W1X1 +W2X2 + W3X3 + b

Here the terms W1, W2, W3 are weights.

Weights are values that the computer assigns to each neural network input. These values help the computer make decisions based on the input it receives. The values of these weights are decided based on the previous data we have.

These weights are different for different neurons, depending on the function we are expecting to be performed from a neuron.

Now, what are biases?

Remember the “b” in the mathematical representation of the neuron above?

Biases are a type of parameter that work together with weights to decide the output of an artificial neuron. Weights are used to determine how much importance each input should be given, while biases function as a sort of offset that helps to fine-tune the output of the neuron.

Now let us talk about an activation function,

In simple terms, the activation function is a mathematical function that takes in the weighted sum of inputs of an artificial neuron and produces an output signal, which is then passed to the next layer of the neural network.

The activation function is like a filter that decides whether the neuron should "fire" and send a signal to the next neuron or layer. The activation function helps to introduce non-linearity into the neural allowing it to simulate complex relationships between inputs and outputs, activation function plays a crucial role in determining the output of an artificial neuron, and thus the performance of the neural network.

Sigmoid, ReLu, and SoftMax are some of the activation functions which are popularly used and can be studied in further depth.

We’ve talked about neurons for a while now, but how these neurons are used in the applications we know?

The single neuron itself is not capable of doing complex things like image recognition, speech processing, and other applications of machine learning.

Artificial neurons are used in the form of networks of neurons, called Artificial neural networks.

Artificial Neural Networks, popularly called as ANNs, consist of layers of interconnected artificial neurons, where each neuron in a layer receives input from the previous layer, processes that input using its weights and biases, and passes the output to the next layer. The output of the final layer is the result produced by the neural network; They can be represented like this in pictorial form:

ANNs are used for a range of applications, for example, in self-driving cars, neural networks are used to identify pedestrians, other cars, traffic signs, and other objects on the road. The neural network is trained on a large dataset of images labelled with the objects in the image. Once trained, the network can accurately recognize and classify objects in real time, enabling the car to make decisions about its movements and actions. There are many more applications including image recognition, speech recognition, and natural language processing, they could be trained to detect objects, recognize spoken words, and make predictions on past data.
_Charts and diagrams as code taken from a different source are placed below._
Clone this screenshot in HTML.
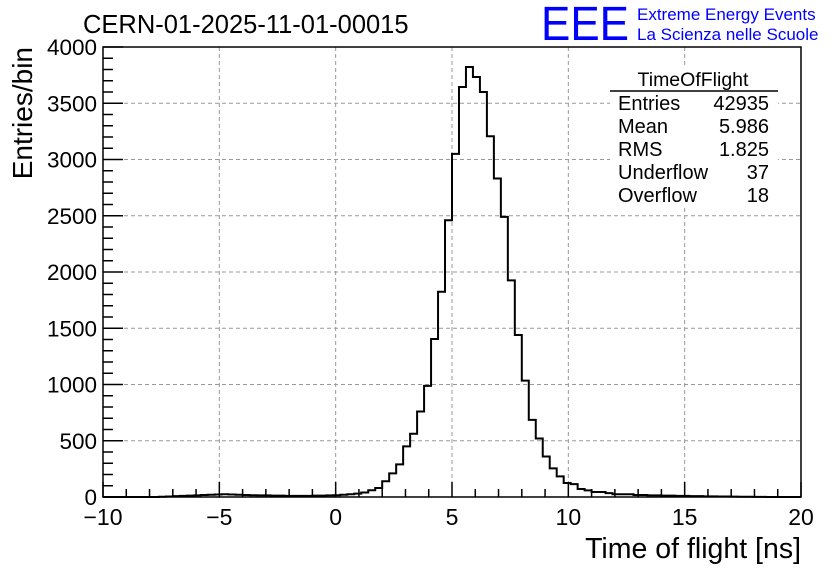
<!DOCTYPE html>
<html><head><meta charset="utf-8"><style>
body{margin:0;background:#fff;}
svg text{font-family:"Liberation Sans",sans-serif;}
</style></head><body>
<svg id="c" width="836" height="572" xmlns="http://www.w3.org/2000/svg">
<rect width="836" height="572" fill="#fff"/>
<text x="83" y="33" font-size="25.5">CERN-01-2025-11-01-00015</text>
<text x="541" y="40" font-size="48" fill="#0000ff" textLength="88" lengthAdjust="spacingAndGlyphs">EEE</text>
<text x="637" y="20" font-size="17" fill="#0000ff">Extreme Energy Events</text>
<text x="637" y="40" font-size="17" fill="#0000ff">La Scienza nelle Scuole</text>
<g id="grid"></g>
<path id="hist" fill="none" stroke="#000" stroke-width="2"/>
<g id="axes"></g>
<rect x="103" y="47" width="698" height="450" fill="none" stroke="#000" stroke-width="1.5"/>
<text x="801" y="558" font-size="28.5" text-anchor="end">Time of flight [ns]</text>
<text transform="translate(32,47) rotate(-90)" font-size="28" text-anchor="end">Entries/bin</text>
<g font-size="20">
<rect x="610" y="68" width="168" height="140" fill="#fff"/>
<text x="693" y="86" text-anchor="middle" font-size="19.5">TimeOfFlight</text>
<line x1="610" y1="91" x2="778" y2="91" stroke="#000" stroke-width="1.5"/>
<text x="618" y="110">Entries</text><text x="769" y="110" text-anchor="end">42935</text>
<text x="618" y="133">Mean</text><text x="769" y="133" text-anchor="end">5.986</text>
<text x="618" y="156">RMS</text><text x="769" y="156" text-anchor="end">1.825</text>
<text x="618" y="179">Underflow</text><text x="769" y="179" text-anchor="end">37</text>
<text x="618" y="202">Overflow</text><text x="769" y="202" text-anchor="end">18</text>
</g>
</svg>
<script>
const xMin=-10, xMax=20, binWidth=0.3;
const counts=[0,0,0,0,0,0,0,0,2,
5,8,10,12,15,18,20,22,25,22,20,18,
16,15,14,12,12,10,10,10,10,12,12,14,16,20,25,30,
40,60,80,140,210,290,450,562,760,988,1405,1825,2460,
3050,3645,3822,3733,3600,3207,2831,2490,1926,1440,1035,686,520,360,255,183,124,
115,71,59,44,44,35,25,25,25,18,18,15,15,12,12,10,10,8,8,6,6,5,4,3,2,2,1,1,0,0,0,0,0];
const xTicks=[-10,-5,0,5,10,15,20];
const yTicks=[0,500,1000,1500,2000,2500,3000,3500,4000];
const X0=103,X1=801,Y0=497,Y1=47,yMax=4000;
const sx=v=>X0+(v-xMin)/(xMax-xMin)*(X1-X0);
const sy=v=>Y0-v/yMax*(Y0-Y1);
const NS="http://www.w3.org/2000/svg";
const grid=document.getElementById('grid'), axes=document.getElementById('axes');
function mk(tag,attrs,parent){const e=document.createElementNS(NS,tag);for(const k in attrs)e.setAttribute(k,attrs[k]);parent.appendChild(e);return e;}
xTicks.forEach(t=>{
 if(t>xMin&&t<xMax){const g=mk('line',{x1:sx(t),x2:sx(t),y1:Y1,y2:Y0,stroke:'#999','stroke-dasharray':'4,3'},grid);
 
 }
 const tk=mk('line',{x1:sx(t),x2:sx(t),y1:Y0,y2:Y0-15,stroke:'#000','stroke-width':1.5},axes);
 
 
 const lb=mk('text',{x:sx(t),y:Y0+28,'font-size':23,'text-anchor':'middle'},axes);
 lb.textContent=(t<0?'\u2212'+(-t):t);
 
 
});
for(let v=xMin;v<=xMax;v+=1){if(v%5===0)continue;
 const m=mk('line',{x1:sx(v),x2:sx(v),y1:Y0,y2:Y0-8,stroke:'#000','stroke-width':1.5},axes);
 
 }
yTicks.forEach(t=>{
 if(t>0&&t<yMax){const g=mk('line',{x1:X0,x2:X1,y1:sy(t),y2:sy(t),stroke:'#999','stroke-dasharray':'4,3'},grid);
 
 }
 const tk=mk('line',{x1:X0,x2:X0+20,y1:sy(t),y2:sy(t),stroke:'#000','stroke-width':1.5},axes);
 
 
 const lb=mk('text',{x:X0-6,y:sy(t)+8,'font-size':22.5,'text-anchor':'end'},axes);
 lb.textContent=t;
 
 
});
for(let v=0;v<=yMax;v+=100){if(v%500===0)continue;
 const m=mk('line',{x1:X0,x2:X0+10,y1:sy(v),y2:sy(v),stroke:'#000','stroke-width':1.5},axes);
 
 }
let d='M'+sx(xMin)+','+sy(0);
counts.forEach((c,i)=>{const a=xMin+i*binWidth,b=a+binWidth;d+=' L'+sx(a)+','+sy(c)+' L'+sx(b)+','+sy(c);});
d+=' L'+sx(xMax)+','+sy(0);
document.getElementById('hist').setAttribute('d',d);
</script>
</body></html>
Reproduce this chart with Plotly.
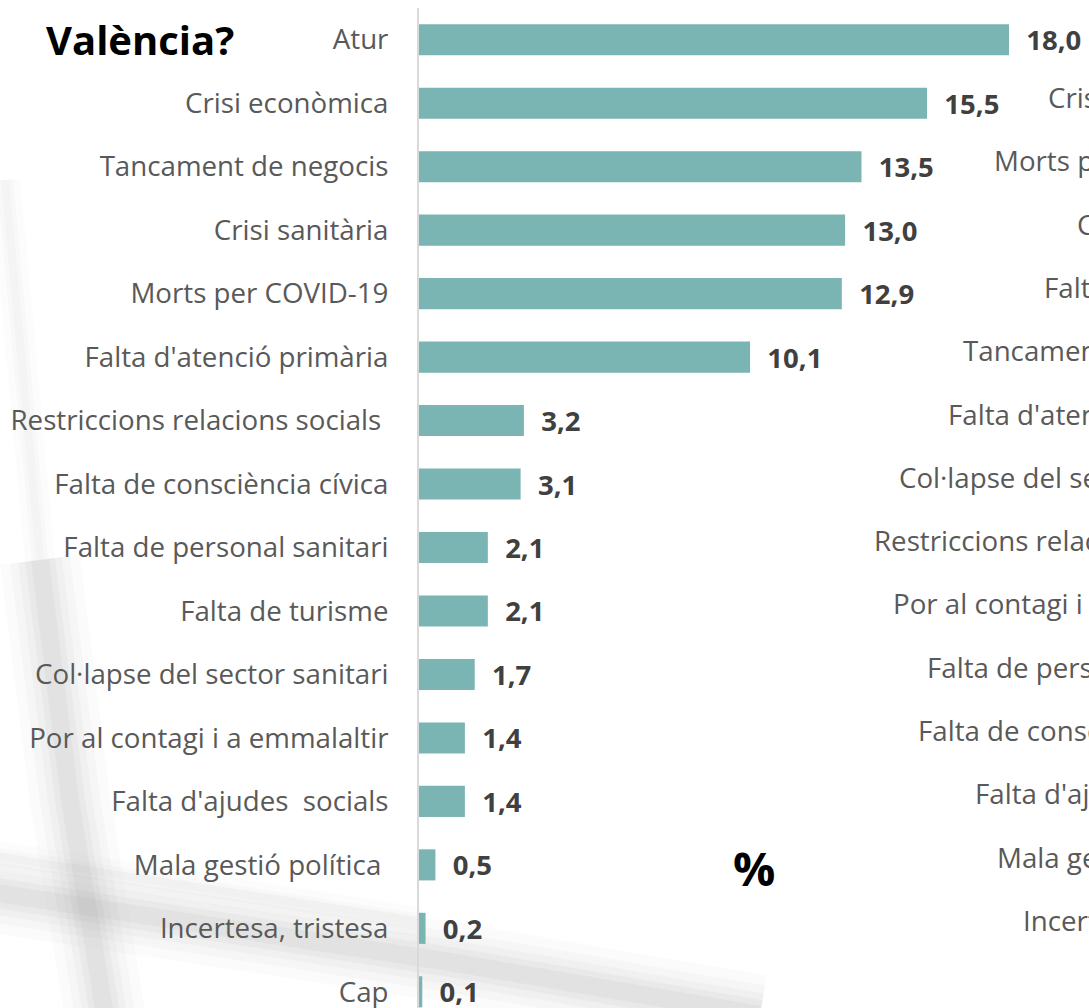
import plotly.graph_objects as go

W, H = 1089, 1008

# Main chart data (top to bottom)
categories = [
    "Atur", "Crisi econòmica", "Tancament de negocis", "Crisi sanitària",
    "Morts per COVID-19", "Falta d'atenció primària",
    "Restriccions relacions socials\u00a0", "Falta de consciència cívica",
    "Falta de personal sanitari", "Falta de turisme",
    "Col·lapse del sector sanitari", "Por al contagi i a emmalaltir",
    "Falta d'ajudes\u00a0 socials", "Mala gestió política\u00a0",
    "Incertesa, tristesa", "Cap",
]
values = [18.0, 15.5, 13.5, 13.0, 12.9, 10.1, 3.2, 3.1, 2.1, 2.1, 1.7, 1.4, 1.4, 0.5, 0.2, 0.1]

# Second (cropped) chart category labels, top to bottom
categories2 = [
    "Atur", "Crisi econòmica", "Morts per COVID-19", "Crisi sanitària",
    "Falta de turisme", "Tancament de negocis", "Falta d'atenció primària",
    "Col·lapse del sector sanitari", "Restriccions relacions socials\u00a0",
    "Por al contagi i a emmalaltir", "Falta de personal sanitari",
    "Falta de consciència cívica", "Falta d'ajudes\u00a0 socials",
    "Mala gestió política\u00a0", "Incertesa, tristesa", "Cap",
]

FONT = "Open Sans"
LABEL_COLOR = "#595959"
BAR_COLOR = "#7AB5B4"
LSIZE = 27.7

fig = go.Figure()

# faint background shadows (drawn first, below everything)
def band(pts, color, width, opacity):
    path = "M " + " L ".join(f"{x / W:.5f},{1 - y / H:.5f}" for x, y in pts)
    fig.add_shape(type="path", xref="paper", yref="paper", path=path,
                  line=dict(color=color, width=width), opacity=opacity, layer="below")

vert_lo = [(40, 560), (70, 800), (105, 1015)]
horiz = [(-10, 892), (450, 962), (760, 1015)]
for w, op in [(80, 0.025), (60, 0.03), (44, 0.04), (30, 0.05), (18, 0.06)]:
    band(vert_lo, "#808080", w, op)
    band(horiz, "#808080", w, op)
for w, op in [(30, 0.02), (16, 0.03), (8, 0.03)]:
    band([(5, 180), (40, 560)], "#909090", w, op)
    band([(-10, 855), (420, 922)], "#a0a0a0", w, op)

fig.add_trace(go.Bar(
    x=values, y=categories, orientation="h",
    marker=dict(color=BAR_COLOR, line=dict(width=0)),
    width=0.49,
    texttemplate="\u00a0\u00a0<b>%{x:.1f}</b>",
    textposition="outside",
    constraintext="none",
    cliponaxis=False,
    textfont=dict(family=FONT, size=27.5, color="#404040"),
    hoverinfo="skip", showlegend=False,
))
# invisible trace registering the second chart's categories
fig.add_trace(go.Scatter(
    x=[0] * len(categories2), y=categories2, yaxis="y2", mode="markers",
    marker=dict(opacity=0), hoverinfo="skip", showlegend=False,
))

# second chart labels (cut off at the right edge)
for c in categories2:
    fig.add_annotation(
        x=1254 / W, xref="paper", xanchor="right",
        y=c, yref="y2", yanchor="middle",
        text=c, showarrow=False,
        font=dict(family=FONT, size=LSIZE, color=LABEL_COLOR),
    )

fig.add_annotation(
    x=44 / W, xref="paper", xanchor="left",
    y=1 - 40 / H, yref="paper", yanchor="middle",
    text="<b>València?</b>", showarrow=False,
    font=dict(family=FONT, size=40, color="black"),
)
fig.add_annotation(
    x=754 / W, xref="paper", xanchor="center",
    y=1 - 868 / H, yref="paper", yanchor="middle",
    text="<b>%</b>", showarrow=False,
    font=dict(family=FONT, size=47, color="black"),
)

xmax = 18.0 * 670 / 590
fig.update_layout(
    width=W, height=H,
    margin=dict(l=0, r=0, t=0, b=0),
    paper_bgcolor="white", plot_bgcolor="rgba(0,0,0,0)",
    separators=",.",
    xaxis=dict(domain=[419 / W, 1], range=[0, xmax], visible=False, fixedrange=True),
    yaxis=dict(
        domain=[0, 1 - 8 / H], range=[15.255, -0.5],
        categoryorder="array", categoryarray=categories,
        showline=True, linecolor="#d9d9d9", linewidth=2,
        showgrid=False, zeroline=False, ticks="",
        ticklabelstandoff=23, automargin=False, fixedrange=True,
        tickfont=dict(family=FONT, size=LSIZE, color=LABEL_COLOR),
    ),
    yaxis2=dict(
        overlaying="y", domain=[0, 1 - 8 / H], range=[15.39, -0.406],
        categoryorder="array", categoryarray=categories2,
        visible=False, anchor="x", fixedrange=True,
    ),
)

fig.write_html(
    "out.html",
    config={"displayModeBar": False},
    post_script="document.body.style.margin='0';document.body.style.overflow='hidden';",
)
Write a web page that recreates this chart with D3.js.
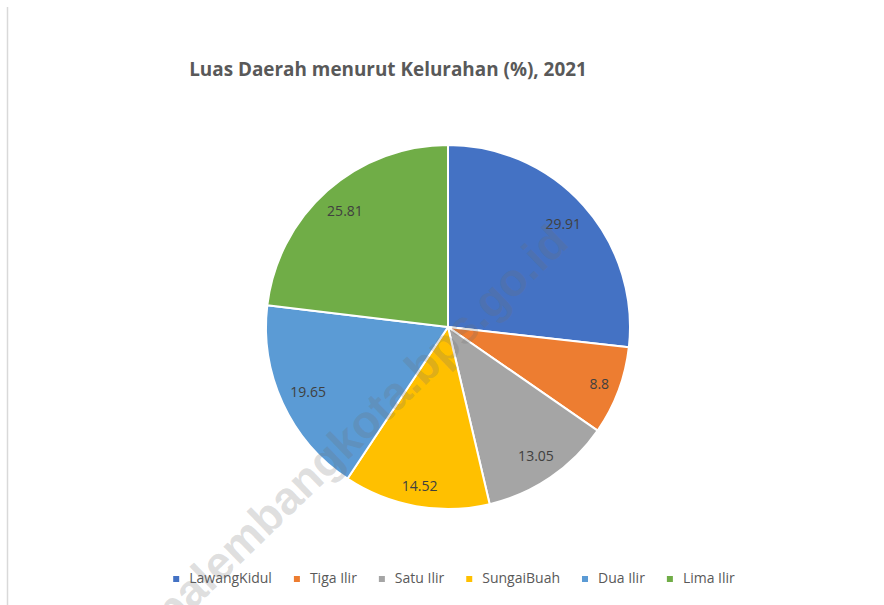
<!DOCTYPE html>
<html><head><meta charset="utf-8">
<script src="https://cdn.jsdelivr.net/npm/d3@7"></script>
<style>html,body{margin:0;padding:0;background:#fff;}</style>
</head><body>
<svg id="chart" width="884" height="605"></svg>
<script>
const title = "Luas Daerah menurut Kelurahan (%), 2021";
const categories = ["LawangKidul", "Tiga Ilir", "Satu Ilir", "SungaiBuah", "Dua Ilir", "Lima Ilir"];
const values = [29.91, 8.8, 13.05, 14.52, 19.65, 25.81];
const colors = ["#4472C4", "#ED7D31", "#A5A5A5", "#FFC000", "#5B9BD5", "#70AD47"];
const watermark = "palembangkota.bps.go.id";

const svg = d3.select("#chart");
const font = "'Open Sans', 'Noto Sans', sans-serif";

// page border line
svg.append("line").attr("x1", 7.5).attr("x2", 7.5).attr("y1", 7).attr("y2", 605)
  .attr("stroke", "#d9d9d9").attr("stroke-width", 1.5);

svg.append("text").attr("x", 388).attr("y", 76).attr("text-anchor", "middle")
  .attr("font-family", font).attr("font-weight", "bold").attr("font-size", 18.9)
  .attr("fill", "#595959").text(title);

const cx = 448, cy = 327, r = 182;
const data = categories.map((c, i) => ({name: c, value: values[i], color: colors[i]}));
const pie = d3.pie().value(d => d.value).sort(null);
const arcs = pie(data);
const arc = d3.arc().innerRadius(0).outerRadius(r);

const g = svg.append("g").attr("transform", `translate(${cx},${cy})`);
g.selectAll("path").data(arcs).join("path")
  .attr("d", arc).attr("fill", d => d.data.color)
  .attr("stroke", "#fff").attr("stroke-width", 2).attr("stroke-linejoin", "round");

// labels: placed along the slice bisector so that the label box's outer corner sits just inside the edge
g.selectAll("text.lbl").data(arcs).join("text").attr("class", "lbl")
  .attr("text-anchor", "middle").attr("dy", "0.35em")
  .attr("font-family", font).attr("font-size", 14).attr("fill", "#404040")
  .text(d => d.data.value)
  .each(function(d) {
    const bb = this.getBBox();
    const hw = bb.width / 2, hh = 9;
    const a = (d.startAngle + d.endAngle) / 2;
    const ux = Math.sin(a), uy = -Math.cos(a);
    const target = r - 8;
    let lo = 0, hi = r;
    for (let k = 0; k < 40; k++) {
      const m = (lo + hi) / 2;
      const px = m * ux, py = m * uy;
      const fx = Math.abs(px) + hw, fy = Math.abs(py) + hh;
      if (Math.hypot(fx, fy) > target) hi = m; else lo = m;
    }
    d3.select(this).attr("transform", `translate(${lo * ux},${lo * uy})`);
  });

// legend
const lg = svg.append("g");
let x = 0;
data.forEach(d => {
  const it = lg.append("g");
  it.append("rect").attr("x", 0).attr("y", -7).attr("width", 6).attr("height", 6).attr("fill", d.color);
  const t = it.append("text").attr("x", 16).attr("y", 0)
    .attr("font-family", font).attr("font-size", 14).attr("fill", "#595959").text(d.name);
  const w = 16 + t.node().getComputedTextLength();
  it.attr("transform", `translate(${x},0)`);
  x += w + 22;
});
const total = x - 22;
lg.attr("transform", `translate(${454 - total / 2},583)`);

// watermark
svg.append("text").attr("transform", "translate(360,426) rotate(-44)")
  .attr("text-anchor", "middle").attr("dy", "0.35em")
  .attr("font-family", "'Liberation Sans', Arial, sans-serif").attr("font-weight", "bold")
  .attr("font-size", 46).attr("fill", "rgba(110,110,110,0.22)").text(watermark);
</script>
</body></html>
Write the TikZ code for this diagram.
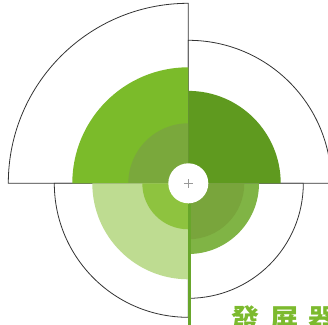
\documentclass[tikz,border=0pt]{standalone}
\usepackage{fontspec}
\newfontfamily\cjk{Noto Sans CJK TC}
\definecolor{tlout}{HTML}{7BBB2A}
\definecolor{tlin}{HTML}{7AA83C}
\definecolor{trout}{HTML}{5F9A1F}
\definecolor{brout}{HTML}{80B445}
\definecolor{brin}{HTML}{79A53C}
\definecolor{blout}{HTML}{BEDC91}
\definecolor{blin}{HTML}{8EC33F}
\definecolor{txtgreen}{HTML}{7CBA2E}
\definecolor{stem}{HTML}{68A62B}
\definecolor{edge}{HTML}{333333}
\tikzset{
  outline/.style={draw=edge,line width=0.8pt,fill=white},
  label/.style={inner sep=0pt,anchor=base west,font=\cjk\bfseries\fontsize{28}{28}\selectfont,text=txtgreen}
}
\newcommand{\sect}[4]{% style, start, end, radius
  \path[#1] (C) -- ++(#2:#4) arc[start angle=#2,end angle=#3,radius=#4] -- cycle;}
\begin{document}
\begin{tikzpicture}[x=1pt,y=1pt]
\useasboundingbox (0,0) rectangle (328,324);
\clip (0,0) rectangle (328,324);
\coordinate (C) at (188.3,140.7);
% outlined quadrants
\sect{outline}{90}{180}{180}
\sect{outline}{0}{90}{143}
\sect{outline}{270}{360}{115}
\sect{outline}{180}{270}{134}
% green fills
\sect{fill=tlout}{90}{180}{116}
\sect{fill=tlin}{90}{180}{60}
\sect{fill=trout}{0}{90}{92.4}
\sect{fill=brout}{270}{360}{70.7}
\sect{fill=brin}{270}{360}{56}
\sect{fill=blout}{180}{270}{96}
\sect{fill=blin}{180}{270}{46}
% stem
\coordinate (stemtop) at (189,120);
\coordinate (stembot) at (189,-2);
\draw[stem,line width=3pt] (stemtop) -- (stembot);
% center
\node[circle,fill=white,minimum size=40pt,inner sep=0pt] (hub) at (C) {};
\draw[gray!80,line width=0.7pt] ([xshift=-4.5pt]hub.center) -- ([xshift=4.5pt]hub.center)
  ([yshift=-4.5pt]hub.center) -- ([yshift=4.5pt]hub.center);
% text
\node[label] (t1) at (231.5,-5.5) {發};
\node[label] (t2) at (270,-5.5) {屏};
\node[label] (t3) at (308.5,-5.5) {器};
\end{tikzpicture}
\end{document}
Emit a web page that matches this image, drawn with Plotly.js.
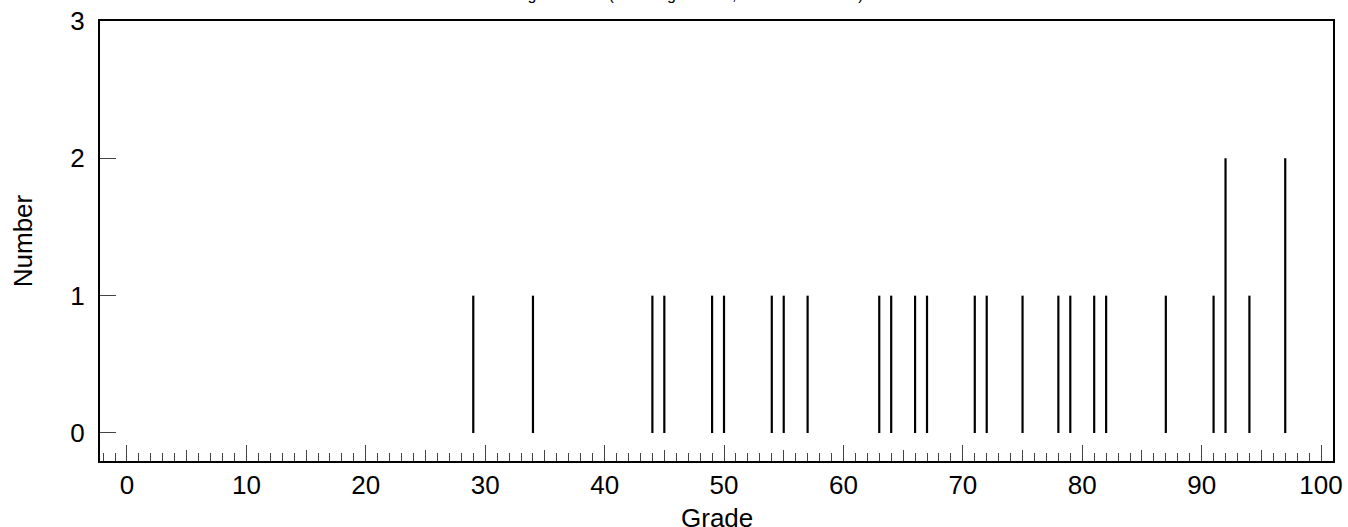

Natural language processing is another amazing application of these neural networks, which are trained to generate text and speech in human-like language.

You now have a clear understanding of how neurons work, and superficially know, how they contribute together to the applications we discussed in this article.

The development of artificial neurons has brought us one step closer to creating machines capable of thinking and learning like humans, with the continued development of artificial neurons and ANNs, we may soon be able to create machines that can revolutionize the way we live and work.